## [Written request]
Identify the lines that contain the string "code" and report only how many there are.

## [Extracted data]
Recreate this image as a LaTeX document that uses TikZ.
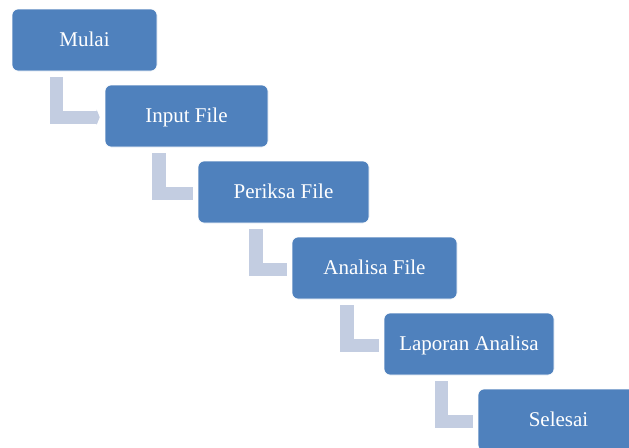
\documentclass[tikz,border=0pt]{standalone}
\usepackage{fontspec}
\setmainfont{Liberation Serif}
\usetikzlibrary{arrows.meta}
\definecolor{boxblue}{HTML}{4F81BD}
\definecolor{connblue}{HTML}{C3CDE1}
\tikzset{
  stepbox/.style={rectangle, rounded corners=6pt, fill=boxblue, draw=white, line width=0.7pt,
    minimum height=62pt, inner sep=0pt, text=white, text height=13pt, text depth=0pt,
    font=\fontsize{21pt}{24pt}\selectfont},
  conn/.style={draw=connblue, line width=13.5pt, line join=miter, line cap=butt}
}
\begin{document}
\begin{tikzpicture}[x=1pt,y=-1pt]
\clip (0,0) rectangle (629,447);
\fill[white] (0,0) rectangle (629,447);
\node[stepbox, minimum width=145pt] (b1) at (84.5,40) {Mulai};
\node[stepbox, minimum width=163pt] (b2) at (186.5,116) {Input File};
\node[stepbox, minimum width=171pt] (b3) at (283.5,192) {Periksa File};
\node[stepbox, minimum width=165pt] (b4) at (374.5,268) {Analisa File};
\node[stepbox, minimum width=170pt] (b5) at (469,344) {Laporan Analisa};
\node[stepbox, minimum width=161pt] (b6) at (558.5,420) {Selesai};
\draw[conn, -{Triangle[length=3pt,width=15pt]}, connblue] ([xshift=-28pt,yshift=-6pt]b1.south) |- ([xshift=-5pt,yshift=-1.25pt]b2.west);
\draw[conn] ([xshift=-27.5pt,yshift=-6pt]b2.south) |- ([xshift=-5pt,yshift=-1.25pt]b3.west);
\draw[conn] ([xshift=-27.5pt,yshift=-6pt]b3.south) |- ([xshift=-5pt,yshift=-1.25pt]b4.west);
\draw[conn] ([xshift=-27.5pt,yshift=-6pt]b4.south) |- ([xshift=-5pt,yshift=-1.25pt]b5.west);
\draw[conn] ([xshift=-27.5pt,yshift=-6pt]b5.south) |- ([xshift=-5pt,yshift=-1.25pt]b6.west);
\end{tikzpicture}
\end{document}
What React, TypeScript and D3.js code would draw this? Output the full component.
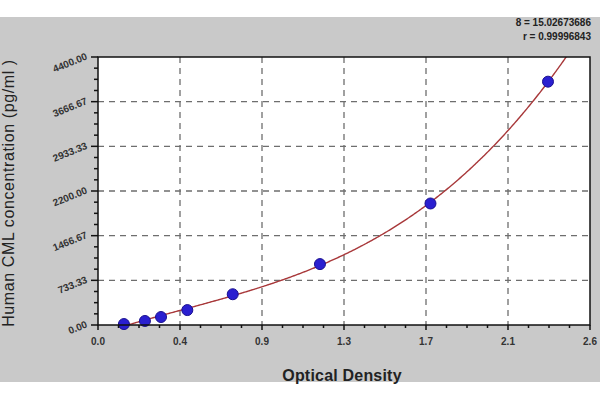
import React from "react";
import * as d3 from "d3";

const odValues = [0.137, 0.248, 0.333, 0.472, 0.712, 1.173, 1.757, 2.378];
const concValues = [15.6, 66, 131, 245, 505, 1000, 1995, 3995];
const yTickValues = [0, 733.33, 1466.67, 2200, 2933.33, 3666.67, 4400];
const yTickLabels = ["0.00", "733.33", "1466.67", "2200.00", "2933.33", "3666.67", "4400.00"];
const xTickValues = [0, 2.6 / 6, (2 * 2.6) / 6, (3 * 2.6) / 6, (4 * 2.6) / 6, (5 * 2.6) / 6, 2.6];
const xTickLabels = ["0.0", "0.4", "0.9", "1.3", "1.7", "2.1", "2.6"];
const statLines = ["8 = 15.02673686", "r = 0.99996843"];
const xTitle = "Optical Density";
const yTitle = "Human CML concentration (pg/ml )";

function cubicFit(xs: number[], ys: number[]) {
  const n = 4;
  const A = Array.from({ length: n }, () => new Array(n + 1).fill(0));
  xs.forEach((x, k) => {
    for (let i = 0; i < n; i++) {
      for (let j = 0; j < n; j++) A[i][j] += Math.pow(x, i + j);
      A[i][n] += ys[k] * Math.pow(x, i);
    }
  });
  for (let c = 0; c < n; c++) {
    let p = c;
    for (let r = c + 1; r < n; r++) if (Math.abs(A[r][c]) > Math.abs(A[p][c])) p = r;
    [A[c], A[p]] = [A[p], A[c]];
    for (let r = 0; r < n; r++) {
      if (r === c) continue;
      const f = A[r][c] / A[c][c];
      for (let k = c; k <= n; k++) A[r][k] -= f * A[c][k];
    }
  }
  const coef = A.map((row, i) => row[n] / row[i]);
  return (x: number) => coef[0] + coef[1] * x + coef[2] * x * x + coef[3] * x * x * x;
}

export default function App() {
  const W = 600, H = 400;
  const L = 98, R = 590, T = 57, B = 325;
  const x = d3.scaleLinear().domain([0, 2.6]).range([L, R]);
  const y = d3.scaleLinear().domain([0, 4400]).range([B, T]);
  const f = cubicFit(odValues, concValues);
  const x0 = odValues[0] - 0.02;
  const curvePts: [number, number][] = d3.range(0, 401).map((i) => {
    const xv = x0 + ((2.6 - x0) * i) / 400;
    return [xv, f(xv)];
  });
  const line = d3.line<[number, number]>().x((d) => x(d[0])).y((d) => y(d[1]));

  const xMinor: number[] = [];
  for (let i = 0; i < 6; i++) for (let k = 1; k < 4; k++) xMinor.push(xTickValues[i] + ((xTickValues[i + 1] - xTickValues[i]) * k) / 4);
  const yMinor: number[] = [];
  for (let i = 0; i < 6; i++) for (let k = 1; k < 4; k++) yMinor.push(yTickValues[i] + ((yTickValues[i + 1] - yTickValues[i]) * k) / 4);

  const font = "Arial, 'Liberation Sans', sans-serif";
  return (
    <svg width={W} height={H} style={{ position: "absolute", left: 0, top: 0 }} fontFamily={font}>
      <rect x={0} y={0} width={W} height={H} fill="#ffffff" />
      <rect x={0} y={17} width={W} height={365} fill="#c9c9c9" />
      <defs>
        <clipPath id="plotclip">
          <rect x={L} y={T} width={R - L} height={B - T} />
        </clipPath>
      </defs>
      <rect x={L} y={T} width={R - L} height={B - T} fill="#ffffff" />
      {xTickValues.slice(1, -1).map((v, i) => (
        <line key={"gx" + i} x1={x(v)} x2={x(v)} y1={T} y2={B} stroke="#6e6e6e" strokeWidth={1.3} strokeDasharray="6,5" />
      ))}
      {yTickValues.slice(1, -1).map((v, i) => (
        <line key={"gy" + i} x1={L} x2={R} y1={y(v)} y2={y(v)} stroke="#6e6e6e" strokeWidth={1.3} strokeDasharray="6,5" />
      ))}
      <path d={line(curvePts) || ""} fill="none" stroke="#a8383a" strokeWidth={1.4} clipPath="url(#plotclip)" />
      {odValues.map((v, i) => (
        <circle key={"p" + i} cx={x(v)} cy={y(concValues[i])} r={5.5} fill="#2a1fd0" stroke="#1a1090" strokeWidth={1} />
      ))}
      <rect x={L} y={T} width={R - L} height={B - T} fill="none" stroke="#111" strokeWidth={1.5} />
      {xTickValues.map((v, i) => (
        <line key={"xt" + i} x1={x(v)} x2={x(v)} y1={B} y2={B + 5} stroke="#111" strokeWidth={1.5} />
      ))}
      {xMinor.map((v, i) => (
        <line key={"xm" + i} x1={x(v)} x2={x(v)} y1={B} y2={B + 3} stroke="#111" strokeWidth={1.5} />
      ))}
      {yTickValues.map((v, i) => (
        <line key={"yt" + i} x1={L - 7} x2={L} y1={y(v)} y2={y(v)} stroke="#111" strokeWidth={1.5} />
      ))}
      {yMinor.map((v, i) => (
        <line key={"ym" + i} x1={L - 4} x2={L} y1={y(v)} y2={y(v)} stroke="#111" strokeWidth={1.5} />
      ))}
      {xTickLabels.map((t, i) => (
        <text key={"xl" + i} x={x(xTickValues[i])} y={B + 20} textAnchor="middle" fontSize={10} fontWeight="bold" fill="#333">
          {t}
        </text>
      ))}
      {yTickLabels.map((t, i) => (
        <text
          key={"yl" + i}
          transform={`translate(${L - 10},${y(yTickValues[i]) + 2}) rotate(-22)`}
          textAnchor="end"
          fontSize={10}
          fontWeight="bold"
          fill="#333"
        >
          {t}
        </text>
      ))}
      <text x={(L + R) / 2 - 2} y={381} textAnchor="middle" fontSize={16} fontWeight="bold" fill="#222" letterSpacing={0.2}>
        {xTitle}
      </text>
      <text
        transform={`translate(14,${(T + B) / 2 + 2}) rotate(-90)`}
        textAnchor="middle"
        fontSize={16}
        fill="#222"
        letterSpacing={0.6}
      >
        {yTitle}
      </text>
      {statLines.map((s, i) => (
        <text key={"s" + i} x={591} y={26 + i * 14} textAnchor="end" fontSize={10} fontWeight="bold" fill="#222">
          {s}
        </text>
      ))}
    </svg>
  );
}
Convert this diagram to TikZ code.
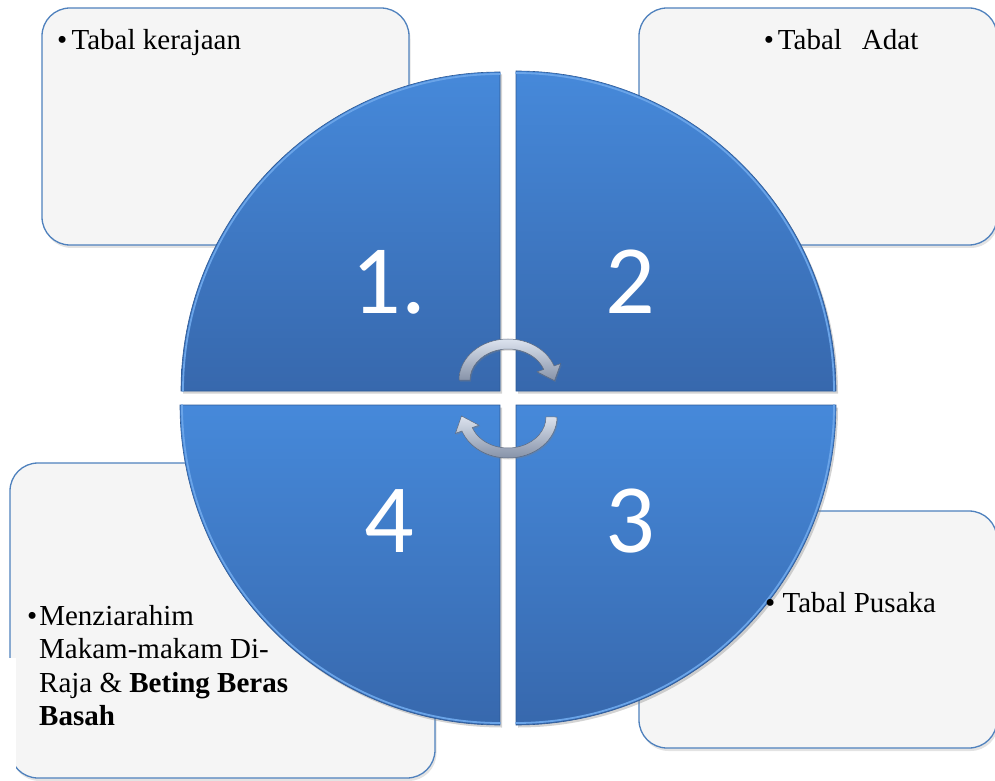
\documentclass[tikz,border=0pt]{standalone}
\usepackage{fontspec}
\setmainfont{Liberation Serif}
\newfontfamily\numfont{Carlito}
\usetikzlibrary{shadows}
\definecolor{boxfill}{HTML}{F5F5F5}
\definecolor{boxline}{HTML}{4F81BD}
\definecolor{qtop}{HTML}{4689DA}
\definecolor{qbot}{HTML}{3768AD}
\definecolor{qedge}{HTML}{6AA4E8}
\definecolor{qdark}{HTML}{2E5A96}
\definecolor{arrtop}{HTML}{DCE3EE}
\definecolor{arrbot}{HTML}{8692A8}
\definecolor{arrline}{HTML}{5E6A7E}
\begin{document}
\begin{tikzpicture}[x=1pt,y=1pt,
  infobox/.style={draw=boxline, line width=1.3pt, fill=boxfill, rounded corners=28pt, inner sep=0pt,
    drop shadow={opacity=0.22, shadow xshift=1.5pt, shadow yshift=-3pt}},
  quad/.style={top color=qtop, bottom color=qbot, draw=qdark, line width=0.6pt,
    drop shadow={opacity=0.35, shadow xshift=2pt, shadow yshift=-2.5pt}},
  rim/.style={draw=qedge, line width=1.8pt, line cap=round},
  cyclearrow/.style={top color=arrtop, bottom color=arrbot, draw=arrline, line width=0.5pt,
    drop shadow={opacity=0.3, shadow xshift=1pt, shadow yshift=-1.5pt}},
  txt/.style={font=\fontsize{29}{33.5}\selectfont, inner sep=0pt, text=black, anchor=base west},
  num/.style={font=\numfont\fontsize{98}{98}\selectfont, inner sep=0pt, text=white, anchor=base}
]
\useasboundingbox (0,0) rectangle (995,780);
\clip (0,0) rectangle (995,780);

% text boxes
\node[infobox, minimum width=367pt, minimum height=237pt] (boxA) at (225.5,653.5) {};
\node[infobox, minimum width=358pt, minimum height=237pt] (boxB) at (818,653.5) {};
\node[infobox, minimum width=358pt, minimum height=237pt] (boxC) at (818,150.5) {};
\node[infobox, minimum width=425pt, minimum height=315pt] (boxD) at (222.5,159.5) {};
\fill[white] (0,0) rectangle (16,122);

% quadrants
\path[quad] (500,389) -- (181,389) arc[start angle=180,end angle=90,radius=319] -- cycle;
\path[quad] (516,389) -- (516,709) arc[start angle=90,end angle=0,radius=320] -- cycle;
\path[quad] (516,375) -- (836,375) arc[start angle=0,end angle=-90,radius=320] -- cycle;
\path[quad] (500,375) -- (500,55) arc[start angle=-90,end angle=-180,radius=320] -- cycle;
\draw[rim] (183,389) arc[start angle=180,end angle=90,radius=317];
\draw[rim] (516,707) arc[start angle=90,end angle=0,radius=318];
\draw[rim] (834,375) arc[start angle=0,end angle=-90,radius=318];
\draw[rim] (500,57) arc[start angle=-90,end angle=-180,radius=318];

% cycle arrows
\path[cyclearrow] (459,400) arc[start angle=180,end angle=20,x radius=49,y radius=41]
  -- (560.6,416.4) -- (554.5,399.4) -- (537.1,408.2) -- (543.71,410.6)
  arc[start angle=20,end angle=180,x radius=38,y radius=31] -- cycle;
\path[cyclearrow] (557,363) arc[start angle=0,end angle=-160,x radius=49,y radius=41]
  -- (455.4,346.6) -- (461.5,364) -- (479,354.8) -- (472.29,352.4)
  arc[start angle=-160,end angle=0,x radius=38,y radius=31] -- cycle;

% numbers
\node[num] (n1) at (389,466) {1.};
\node[num] (n2) at (630,466) {2};
\node[num] (n3) at (630,228) {3};
\node[num] (n4) at (389,228) {4};

% texts
\node[txt] (tA) at (56.8,730) {\textbullet\hspace{4.5pt}Tabal kerajaan};
\node[txt] (tB) at (763.6,730) {\textbullet\hspace{4pt}Tabal\hspace{20pt}Adat};
\node[txt] (tC) at (765,168) {\textbullet\ Tabal Pusaka};
\node[txt] (tD1) at (27,155) {\textbullet\hspace{2pt}Menziarahim};
\node[txt] (tD2) at (39,121.5) {Makam-makam Di-};
\node[txt] (tD3) at (39,88) {Raja \& \textbf{Beting Beras}};
\node[txt] (tD4) at (39,54.5) {\textbf{Basah}};
\end{tikzpicture}
\end{document}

## [Result for this task]
2